The general rule in the United States, known as the American Rule, is that each party only pays their own attorney’s fees, regardless of who wins. This is unlike some other countries, such as England, where courts often require the losing party to pay the other side’s attorney’s fees. One leading policy behind the American Rule is to ensure that potential plaintiffs aren’t discouraged from bringing meritorious lawsuits out of fear that, if they lose, they will have to incur even more costs by having to pay the other side’s lawyer. There are exceptions to the American Rule, however.

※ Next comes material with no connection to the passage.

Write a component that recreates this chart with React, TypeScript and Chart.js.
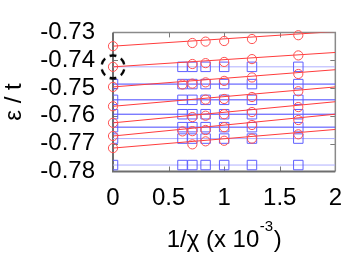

One common exception is where there is a statutory provision requiring the losing side to pay attorney’s fees to the winning party, as illustrated in a recent case in Baton Rouge.
In Heck v. Triche, the district court found (and the appellate court affirmed) that the defendant, Wayne Triche, was liable under state law — not federal law — for securities fraud. After this finding, however, the plaintiffs requested an award of attorney’s fees pursuant to Louisiana laws (La. Rev. Stat. Ann. § 51.712 & 51.714; Local Rule 54.2). The plaintiffs eventually submitted the documents needed for the district court to determine the reasonable amount of attorney’s fees. The district awarded attorney’s fees pursuant to a federal statute, 15 USC § 78r, in the amount of $121,800.